The University of South Florida's president and trustees want USF's new $10 million pharmacy school to be in Tampa. But their views don't matter to J.D. Alexander, the powerful state Senate budget chairman. Alexander is steering the pharmacy school to his home county of Polk — miles from USF's medical school. It is a flagrant use of political muscle for personal gain, and USF president Judy Genshaft and state lawmakers ought to stand up to this bully.
Alexander, R-Lake Wales, is not the first lawmaker to exploit a budget committee chairmanship to steer big public projects to his district. But this is an outrageous example of legislative meddling in higher education at the expense of taxpayers and students. Investing in higher education can help retool Florida's economy, but not if scarce tax dollars are spent foolishly and in the wrong place.
For two years, USF has sought to add a pharmacy school to its medical complex in Tampa, where students could have easy access to clinical rotations. Citing demographic trends, most notably the aging of the baby boom generation, USF makes a compelling case that there is demand for more pharmaceutical graduates than those produced by the state's five pharmacy schools, including those at the University of Florida and Florida A&M University.
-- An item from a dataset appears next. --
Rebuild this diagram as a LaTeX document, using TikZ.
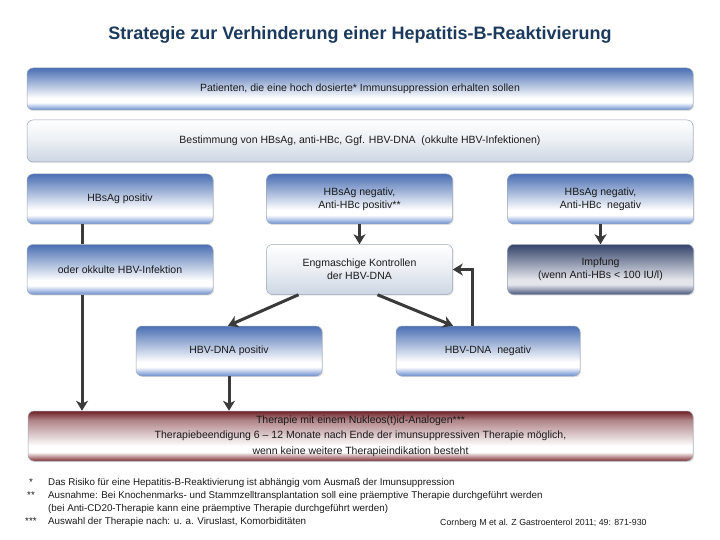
\documentclass[tikz,border=0pt]{standalone}
\usepackage{fontspec}
\setmainfont{Liberation Sans}
\usetikzlibrary{arrows.meta,calc,shadows}
\definecolor{titleBlue}{HTML}{1B3A5E}
\definecolor{inkBlack}{HTML}{1A1A1A}
\definecolor{frameGray}{HTML}{9AA6B8}
\definecolor{arrowGray}{HTML}{3A3A3A}
\definecolor{blueTop}{HTML}{4A6FB3}
\definecolor{blueLow}{HTML}{6A8DD0}
\definecolor{paleLow}{HTML}{CCD5E2}
\definecolor{navyTop}{HTML}{34446A}
\definecolor{navyLow}{HTML}{48547A}
\definecolor{redTop}{HTML}{6E1F25}
\definecolor{redLow}{HTML}{7F2E34}
% the path covers 25bp (bottom) to 75bp (top)
\pgfdeclareverticalshading{blueband}{100bp}{color(0bp)=(blueLow); color(25bp)=(blueLow); color(34bp)=(white); color(39bp)=(white); color(75bp)=(blueTop); color(100bp)=(blueTop)}
\pgfdeclareverticalshading{paleband}{100bp}{color(0bp)=(paleLow); color(25bp)=(paleLow); color(50bp)=(white!60!paleLow); color(75bp)=(white); color(100bp)=(white)}
\pgfdeclareverticalshading{navyband}{100bp}{color(0bp)=(navyLow); color(25bp)=(navyLow); color(35bp)=(white!85!navyLow); color(40bp)=(white!85!navyLow); color(75bp)=(navyTop); color(100bp)=(navyTop)}
\pgfdeclareverticalshading{redband}{100bp}{color(0bp)=(redLow); color(25bp)=(redLow); color(34bp)=(white); color(40bp)=(white); color(66bp)=(white!45!redTop); color(75bp)=(redTop); color(100bp)=(redTop)}
\tikzset{
    stage/.style={rounded corners=6pt,draw=frameGray,line width=0.5pt,
        align=center,text=inkBlack,inner sep=2pt,
        font=\fontsize{10.5}{13}\selectfont,
        drop shadow={shadow xshift=1.2pt,shadow yshift=-1.2pt,opacity=0.2}},
    bluestage/.style={stage,shading=blueband},
    palestage/.style={stage,shading=paleband},
    navystage/.style={stage,shading=navyband},
    redstage/.style={stage,shading=redband},
    wide/.style={minimum width=666pt,minimum height=42pt},
    cell/.style={minimum width=186pt,minimum height=50pt},
    link/.style={draw=arrowGray,line width=3pt},
    arrow/.style={link,-{Stealth[length=10pt,width=12pt,inset=3pt]}},
    note/.style={anchor=base west,inner sep=0pt,text=inkBlack,
        font=\fontsize{9.8}{12}\selectfont}
}
\begin{document}
\begin{tikzpicture}[x=1pt,y=1pt]
    \useasboundingbox[fill=white] (0,0) rectangle (720,-540);

    \node[font=\fontsize{18}{22}\selectfont\bfseries,text=titleBlue] (title) at (360,-35)
        {Strategie zur Verhinderung einer Hepatitis-B-Reaktivierung};

    % top rows
    \node[bluestage,wide] (patients) at (360,-89)
        {Patienten, die eine hoch dosierte* Immunsuppression erhalten sollen};
    \node[palestage,wide] (screening) at (360,-141)
        {Bestimmung von HBsAg, anti-HBc, Ggf. HBV-DNA \ (okkulte HBV-Infektionen)};

    % serology
    \node[bluestage,cell] (hbsagPos) at (120,-199) {HBsAg positiv};
    \node[bluestage,cell] (antiHBcPos) at (359.5,-199) {HBsAg negativ,\\Anti-HBc positiv**};
    \node[bluestage,cell] (bothNeg) at (600.5,-199) {HBsAg negativ,\\Anti-HBc \ negativ};

    \node[bluestage,cell] (occult) at (120,-269.5) {oder okkulte HBV-Infektion};
    \node[palestage,cell] (monitoring) at (359.5,-269.5) {Engmaschige Kontrollen\\der HBV-DNA};
    \node[navystage,cell] (vaccination) at (600.5,-269.5) {Impfung\\(wenn Anti-HBs < 100 IU/l)};

    \node[bluestage,cell] (dnaPos) at (229,-351) {HBV-DNA positiv};
    \node[bluestage,cell,minimum width=184pt] (dnaNeg) at (488,-351) {HBV-DNA \ negativ};

    \node[redstage,minimum width=665pt,minimum height=50pt,
        font=\fontsize{10.5}{15.5}\selectfont] (therapy) at (360.5,-436)
        {Therapie mit einem Nukleos(t)id-Analogen***\\
         Therapiebeendigung 6 -- 12 Monate nach Ende der imunsuppressiven Therapie möglich,\\
         wenn keine weitere Therapieindikation besteht};

    % connectors
    \draw[link] ([xshift=-38pt]hbsagPos.south) -- ([xshift=-38pt]occult.north);
    \draw[arrow] ([xshift=-38pt]occult.south) -- ([xshift=-38pt]occult.south |- therapy.north);
    \draw[arrow] (antiHBcPos.south) -- (monitoring.north);
    \draw[arrow] (bothNeg.south) -- (vaccination.north);
    \draw[arrow] ([xshift=-61pt]monitoring.south) -- ([xshift=-1pt]dnaPos.north);
    \draw[arrow] ([xshift=18pt]monitoring.south) -- ([xshift=-35pt]dnaNeg.north);
    \draw[arrow] ([xshift=-16pt]dnaNeg.north) |- (monitoring.east);
    \draw[arrow] (dnaPos.south) -- (dnaPos.south |- therapy.north);

    % footnotes
    \node[note] (markOne) at (29,-485) {*};
    \node[note] (fnOne) at (48,-485)
        {Das Risiko für eine Hepatitis-B-Reaktivierung ist abhängig vom Ausmaß der Imunsuppression};
    \node[note] (markTwo) at (27,-498) {**};
    \node[note] (fnTwo) at (48,-498)
        {Ausnahme: Bei Knochenmarks- und Stammzelltransplantation soll eine präemptive Therapie durchgeführt werden};
    \node[note] (fnTwoCont) at (48,-511)
        {(bei Anti-CD20-Therapie kann eine präemptive Therapie durchgeführt werden)};
    \node[note] (markThree) at (25,-524) {***};
    \node[note] (fnThree) at (48,-524)
        {Auswahl der Therapie nach: u. a. Viruslast, Komorbiditäten};
    \node[note,font=\fontsize{8.8}{11}\selectfont] (source) at (440,-525)
        {Cornberg M et al. Z Gastroenterol 2011; 49: 871-930};
\end{tikzpicture}
\end{document}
The state estimates demand for pharmacists will increase 25 percent by 2017. USF seeks to open next year with 50 students and grow to 300.
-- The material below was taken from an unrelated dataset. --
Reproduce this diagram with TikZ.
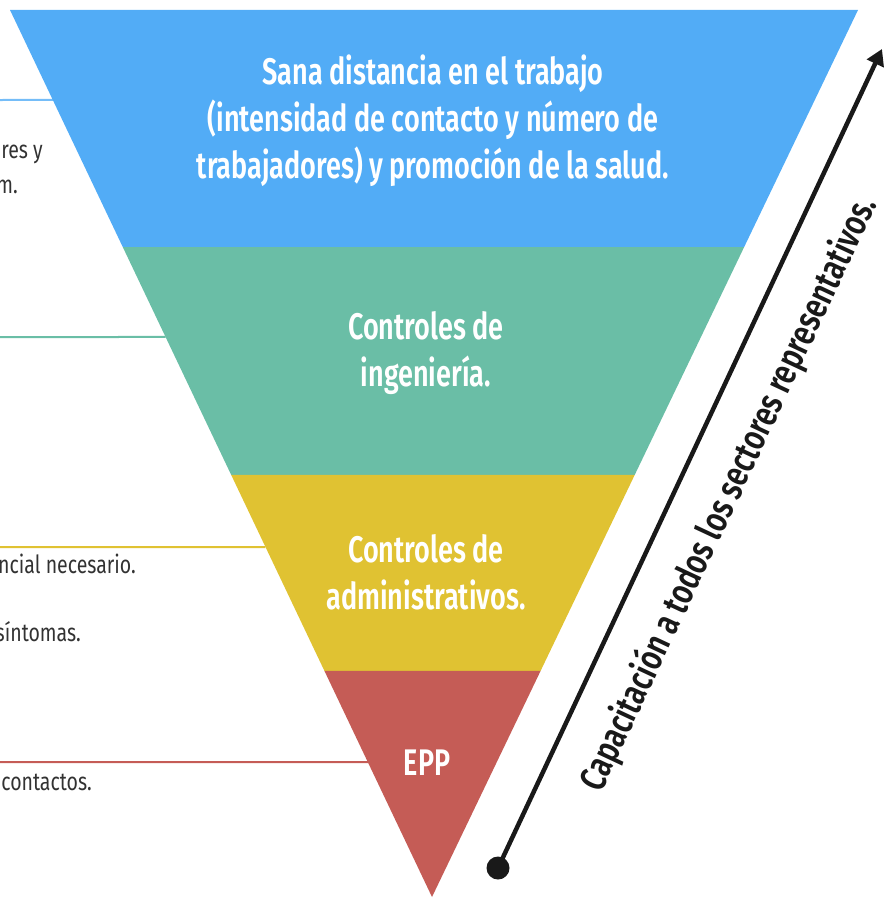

Alexander wrote a single sentence into an amendment on the bill (SB 838) directing that the pharmacy school be built at USF Polytechnic — the same fledgling campus he earmarked $5 million in construction funds for last year. Alexander contends he's just looking out for his district. But the citrus grower and grandson of the late Ben Hill Griffin Jr. also has extensive business investments that could benefit from economic development there, particularly an expanded university campus.
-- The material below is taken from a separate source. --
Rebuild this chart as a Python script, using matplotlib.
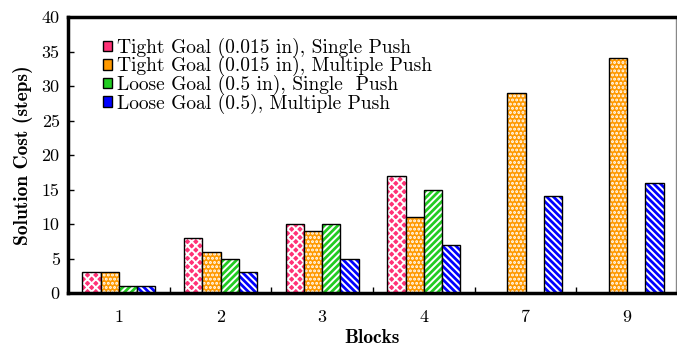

If Florida is ever to get higher education policy right, the location of university programs and professional schools cannot be decided by political fiat. Alexander's plan ignores "New Florida," the Board of Governors' initiative to double funding for higher education in five years and impose statewide coordination of programs to increase student access and research innovation. It also flies in the face of common sense.
Fortunately, the 2010-11 state budget isn't done. Senate President Jeff Atwater, a Republican candidate for chief financial officer, could demonstrate his dedication to fiscal responsibility by directing Alexander to withdraw his amendment. And the House could refuse to go along. And Genshaft and USF trustees could stand up for their university and tell Alexander the pharmacy school belongs in Tampa.